E intanto, fra contraddizioni, incoerenze e fastidiosissime limitazioni inflitte agli studiosi, spunta anche il côté economico. Che gioca un suo ruolo nell’odiosa restrizione. Attualmente alcuni istituti consentono – dietro autorizzazione – la fotografia dei beni con “mezzo proprio”. Ma occorre pagare. Piccole tariffe di cui non si comprende la ragione (a parte il pur modesto introito per le istituzioni stesse): se uso la mia fotocamera, quale onere arreco all’archivio in questione? Mistero. In altri luoghi, o per certe specifiche sezioni documentarie, l’uso del “mezzo proprio” è invece proibito. Ecco allora che biblioteche e archivi, per qualunque esigenza di fotoriproduzione, si rivolgono a ditte private a cui concedono appalti esclusivi dietro tariffazioni di mercato.

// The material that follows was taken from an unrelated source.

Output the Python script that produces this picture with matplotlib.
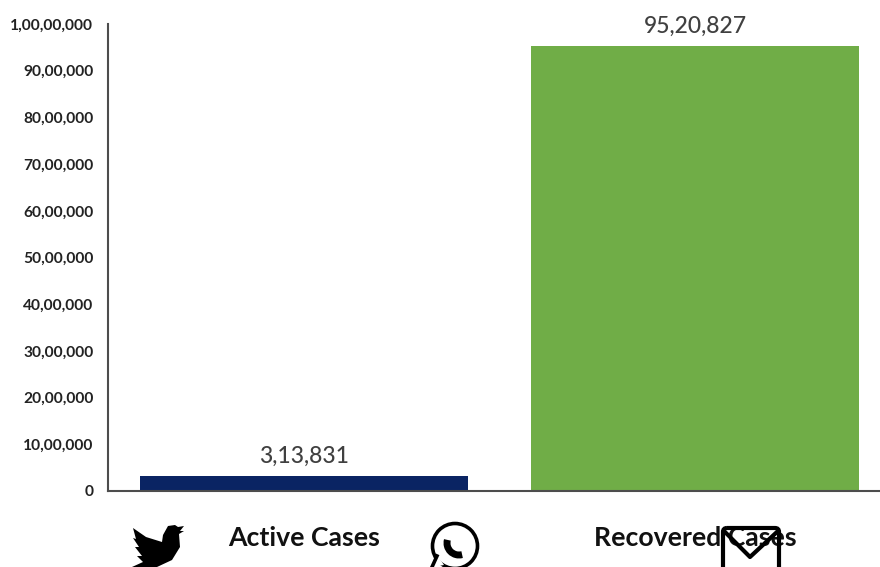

Una cosa, infine, è certa. A giovare della diffusione di immagini d’archivio o di volumi storici sarebbe, ça va sans dire, il cittadino comune alle prese con ricerche e consultazioni: niente più lunghe attese per ottenere le liberatorie, niente più burocrazia, niente oboli, e magari – potendo reperire in rete alcuni materiali – la possibilità di evitarsi viaggi costosi e faticosi.
L’ostacolo maggiore, però, era e resta culturale. Quell’idea di tutela radicale che si nutre – non solo di reale cura – ma di aprioristica diffidenza verso chi consulta o di ostilità verso il concetto di condivisione, di bene messo in comune, di accesso alle fonti. Dura da abbattere è l’obsoleta concezione esclusivista legata alla proprietà istituzionale: tutelare e custodire non è possedere, tanto meno sottrarre allo sguardo e alla conoscenza.
Il Ministero sembra aver recepito il concetto, e così chi, tra le file della politica, sta provando a porre rimedio. Pochi giorni ancora e il Ddl Concorrenza dovrebbe arrivare al traguardo. Con dentro un’altra piccola, silenziosa, significativa svolta, intitolata alla libera circolazione del sapere. Una norma apparentemente inessenziale, rispetto a casi retoricamente clamorosi, dall’abolizione dei vitalizi all’estensione della legittima difesa. Ma è un fatto – qui sì ‒ di prospettiva democratica. Che fa assai meno consensi del populismo caciarone, ma che il Paese – culturalmente ‒ lo migliora davvero.